We introduce a natural generalization of Borel's Conjecture. For each infinite cardinal number $\kappa$, let ${\sf BC}_{\kappa}$ denote this generalization. Then ${\sf BC}_{\aleph_0}$ is equivalent to the classical Borel conjecture. Assuming the classical Borel conjecture, $\neg{\sf BC}_{\aleph_1}$ is equivalent to the existence of a Kurepa tree of height $\aleph_1$. Using the connection of ${\sf BC}_{\kappa}$ with a generalization of Kurepa's Hypothesis, we obtain the following consistency results:

1. If it is consistent that there is a 1-inaccessible cardinal then it is consistent that ${\sf BC}_{\aleph_1}$.

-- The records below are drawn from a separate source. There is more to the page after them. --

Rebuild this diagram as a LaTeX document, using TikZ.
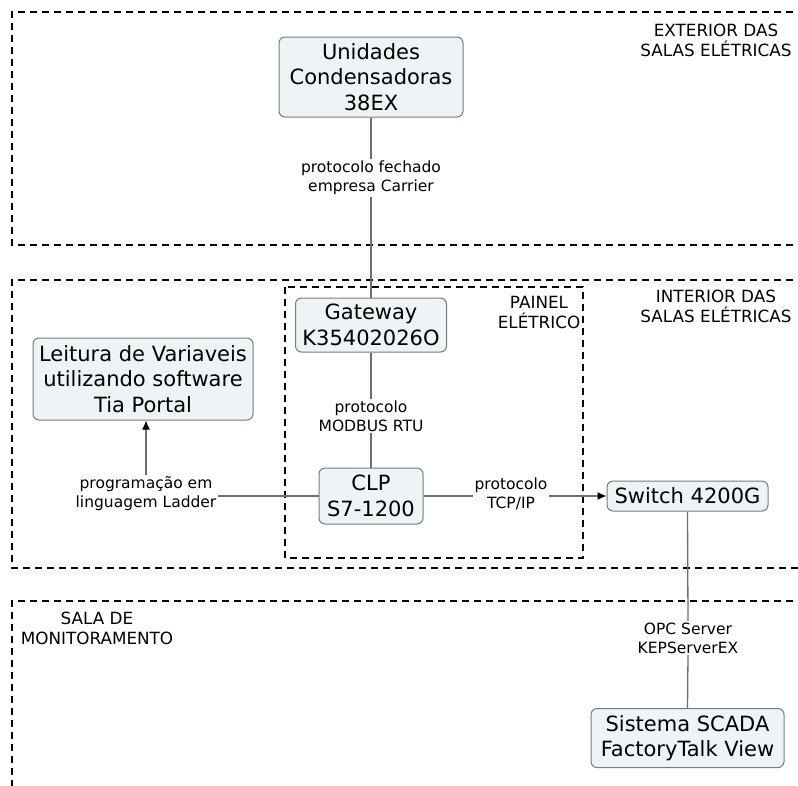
\documentclass[tikz,border=0pt]{standalone}
\usepackage{fontspec}
\setmainfont{DejaVu Sans}
\usetikzlibrary{arrows.meta}
\definecolor{boxfill}{HTML}{EEF4F6}
\definecolor{boxline}{HTML}{7A7A7A}
\definecolor{conn}{HTML}{6E6E6E}
\tikzset{
  region/.style={draw=black, line width=1.8pt, dash pattern=on 7pt off 5pt},
  box/.style={draw=boxline, fill=boxfill, rounded corners=6pt, line width=1pt, align=center, inner sep=0pt, font=\fontsize{21}{25.5}\selectfont},
  lbl/.style={align=center, inner sep=1.5pt, font=\fontsize{15.5}{19}\selectfont},
  reglbl/.style={align=center, inner sep=0pt, font=\fontsize{16.8}{20}\selectfont},
  conn/.style={draw=conn, line width=1.3pt},
  arr/.style={conn, -{Latex[length=9pt,width=8pt,color=black]}}
}
\begin{document}
\begin{tikzpicture}[x=1pt,y=-1pt]
\useasboundingbox (0,0) rectangle (798,785);
% regions
\draw[region] (805,12) -- (12,12) -- (12,245) -- (805,245);
\draw[region] (805,280) -- (12,280) -- (12,568) -- (805,568);
\draw[region] (805,601) -- (12,601) -- (12,795);
\draw[region] (285,287) rectangle (583,558);
% region labels
\node[reglbl] (ext) at (716,40) {EXTERIOR DAS\\SALAS ELÉTRICAS};
\node[reglbl] (int) at (716,306) {INTERIOR DAS\\SALAS ELÉTRICAS};
\node[reglbl] (pai) at (539,312) {PAINEL\\ELÉTRICO};
\node[reglbl] (mon) at (97,628) {SALA DE\\MONITORAMENTO};
% nodes
\node[box, minimum width=184pt, minimum height=80pt] (uc) at (371,77) {Unidades\\Condensadoras\\38EX};
\node[box, minimum width=151pt, minimum height=54pt] (gw) at (371,325) {Gateway\\K35402026O};
\node[box, minimum width=220pt, minimum height=82pt] (lv) at (143,379) {Leitura de Variaveis\\utilizando software\\Tia Portal};
\node[box, minimum width=104pt, minimum height=56pt] (clp) at (371,496) {CLP\\S7-1200};
\node[box, minimum width=161pt, minimum height=30pt] (sw) at (687.5,496) {Switch 4200G};
\node[box, minimum width=193pt, minimum height=59pt] (sc) at (687.5,738) {Sistema SCADA\\FactoryTalk View};
% labels
\node[lbl] (l1) at (371,178) {protocolo fechado\\empresa Carrier};
\node[lbl] (l2) at (371,416) {protocolo\\MODBUS RTU};
\node[lbl] (l3) at (146,494) {programação em\\linguagem Ladder};
\node[lbl] (l4) at (511,494) {protocolo\\TCP/IP};
\node[lbl] (l5) at (688,638) {OPC Server\\KEPServerEX};
% connectors
\draw[conn] (uc.south) -- (l1.north);
\draw[conn] (l1.south) -- (gw.north);
\draw[conn] (gw.south) -- (l2.north);
\draw[conn] (l2.south) -- (clp.north);
\draw[conn] (clp.west) -- (l3.east |- clp.west);
\draw[arr] (l3.north) -- (l3.north |- lv.south);
\draw[conn] (clp.east) -- (l4.west |- clp.east);
\draw[arr] (l4.east |- sw.west) -- (sw.west);
\draw[conn] (sw.south) -- (l5.north);
\draw[conn] (l5.south) -- (sc.north);
\end{tikzpicture}
\end{document}
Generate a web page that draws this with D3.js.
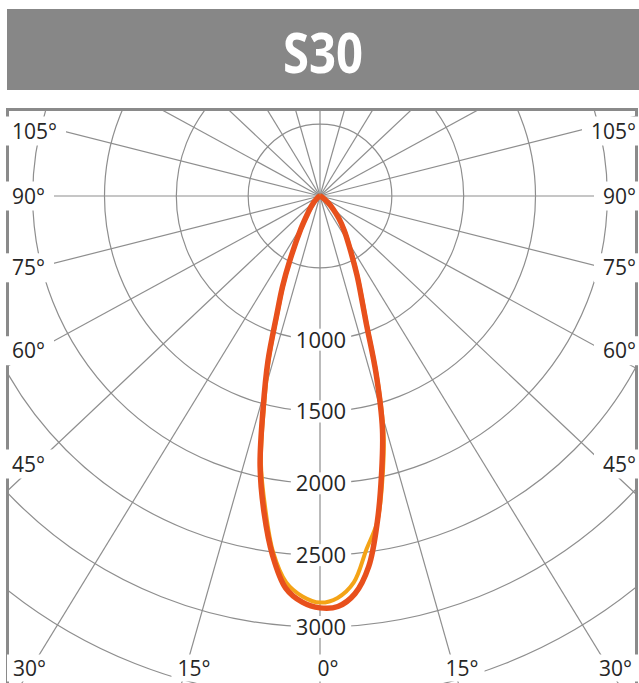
<!DOCTYPE html>
<html>
    <head>
        <title>S30 polar intensity</title>
        <script src="https://d3js.org/d3.v7.min.js"></script>
        <style>
            body {
                margin: 0;
                background-color: white;
            }
            text {
                font-family: "Open Sans", "DejaVu Sans", sans-serif;
            }
            .grid {
                fill: none;
                stroke: #8e8e8e;
                stroke-width: 1.2;
            }
            .lbl {
                fill: #262626;
            }
        </style>
    </head>

    <body>
        <svg id="myCanvas" width="639" height="683"></svg>

        <script>
            // gamma angles (deg from nadir) and candela values
            gammas      = [0, 2.5, 5, 7.5, 10, 12.5, 15, 17.5, 20, 22.5, 25, 30, 35, 40, 45, 50, 60, 70, 90];
            redRight    = [2865, 2860, 2780, 2600, 2300, 1980, 1680, 1300, 940, 745, 610, 410, 295, 205, 130, 75, 22, 5, 0];
            redLeft     = [2867, 2830, 2740, 2525, 2240, 1926, 1530, 1205, 880, 680, 500, 270, 150, 95, 58, 30, 10, 3, 0];
            orangeRight = [2830, 2800, 2700, 2480, 2300, 2010, 1710, 1320, 955, 760, 620, 420, 300, 208, 132, 76, 22, 5, 0];
            orangeLeft  = [2830, 2790, 2700, 2500, 2200, 1900, 1500, 1180, 860, 665, 490, 262, 145, 92, 55, 28, 9, 3, 0];

            circleValues = [500, 1000, 1500, 2000, 2500, 3000, 3500];
            valueLabels  = [1000, 1500, 2000, 2500, 3000];
            angleLabels  = [0, 15, 30, 45, 60, 75, 90, 105];
            title = "S30";

            svg = d3.select("#myCanvas");
            cx = 320; cy = 196;
            stretch = 1.06;
            r = d3.scaleLinear([0, 3000], [0, 431]);

            // title bar
            svg.append("rect").attr("x", 7).attr("y", 9).attr("width", 640).attr("height", 81).attr("fill", "#878787");
            svg.append("text").attr("x", 323).attr("y", 73)
                .attr("text-anchor", "middle")
                .attr("font-size", 56).attr("font-weight", "bold")
                .attr("textLength", 80).attr("lengthAdjust", "spacingAndGlyphs")
                .attr("fill", "white").text(title);

            // frame + clip
            fr = {x: 9, y: 111, w: 626, h: 600};
            svg.append("clipPath").attr("id", "clip")
                .append("rect").attr("x", fr.x).attr("y", fr.y).attr("width", fr.w).attr("height", fr.h);

            grid = svg.append("g").attr("clip-path", "url(#clip)");

            grid.selectAll("circle")
                .data(circleValues)
                .enter().append("circle")
                .attr("class", "grid")
                .attr("cx", cx).attr("cy", cy)
                .attr("r", d => r(d));

            rays = d3.range(0, 360, 15);
            grid.selectAll("line")
                .data(rays)
                .enter().append("line")
                .attr("class", "grid")
                .attr("x1", cx).attr("y1", cy)
                .attr("x2", d => cx + 900 * stretch * Math.sin(d * Math.PI / 180))
                .attr("y2", d => cy + 900 * Math.cos(d * Math.PI / 180));

            svg.append("rect").attr("x", 7.5).attr("y", 109.5).attr("width", 629).attr("height", 620)
                .attr("fill", "none").attr("stroke", "#8a8a8a").attr("stroke-width", 3);

            // labels with white boxes that cut the grid
            labels = svg.append("g");

            function addLabel(txt, x, y, anchor, size, padX, padY) {
                g = labels.append("g");
                bg = g.append("rect").attr("fill", "white");
                t = g.append("text").attr("class", "lbl")
                    .attr("x", x).attr("y", y)
                    .attr("dy", "0.36em")
                    .attr("font-size", size)
                    .attr("text-anchor", anchor)
                    .text(txt);
                b = t.node().getBBox();
                bg.attr("x", b.x - padX).attr("y", y - size / 2 - padY)
                    .attr("width", b.width + 2 * padX).attr("height", size + 2 * padY);
                return t;
            }

            valueLabels.forEach(v => addLabel(v, cx + 1, cy + r(v), "middle", 22, 5, 0));

            angleLabels.forEach(g => {
                [-1, 1].forEach(side => {
                    if (g == 0 && side == -1) return;
                    a = g * Math.PI / 180;
                    if (g >= 30 && g < 45) {
                        // corner labels
                        if (side < 0) addLabel(g + "°", 13, 668, "start", 21, 6, 3);
                        else addLabel(g + "°", 632, 668, "end", 21, 6, 3);
                    } else if (g < 30) {
                        y = 668;
                        x = cx + side * (y - cy) * stretch * Math.tan(a) + 8;
                        addLabel(g + "°", x, y, "middle", 21, 6, 3);
                    } else {
                        y = Math.max(131, cy + 268 * Math.cos(a) / Math.sin(a));
                        if (side < 0) addLabel(g + "°", 12, y, "start", 21, 9, 4);
                        else addLabel(g + "°", 636, y, "end", 21, 9, 4);
                    }
                });
            });

            // intensity curves
            function profile(left, right) {
                pts = [];
                for (i = gammas.length - 1; i >= 0; i--) pts.push({a: Math.PI + gammas[i] * Math.PI / 180, v: left[i]});
                for (i = 1; i < gammas.length; i++) pts.push({a: Math.PI - gammas[i] * Math.PI / 180, v: right[i]});
                return pts;
            }

            line = d3.lineRadial()
                .angle(d => d.a)
                .radius(d => r(d.v))
                .curve(d3.curveCatmullRom.alpha(0.5));

            curves = svg.append("g").attr("transform", "translate(" + cx + "," + cy + ")");
            curves.append("path")
                .attr("d", line(profile(orangeLeft, orangeRight)))
                .attr("fill", "none").attr("stroke", "#f4a316").attr("stroke-width", 4)
                .attr("stroke-linejoin", "round");
            curves.append("path")
                .attr("d", line(profile(redLeft, redRight)))
                .attr("fill", "none").attr("stroke", "#e8501c").attr("stroke-width", 5.5)
                .attr("stroke-linejoin", "round");
        </script>
    </body>
</html>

2. If it is consistent that ${\sf BC}_{\aleph_1}$, then it is consistent that there is an inaccessible cardinal.

3. If it is consistent that there is a 1-inaccessible cardinal with $\omega$ inaccessible cardinals above it, then $\neg{\sf BC}_{\aleph_{\omega}} + (\forall n < \omega){\sf BC}_{\aleph_n}$ is consistent.

4. If it is consistent that there is a 2-huge cardinal, then it is consistent that ${\sf BC}_{\aleph_{\omega}}$.

5. If it is consistent that there is a 3-huge cardinal, then it is consistent that ${\sf BC}_{\kappa}$ for a proper class of cardinals $\kappa$ of countable cofinality.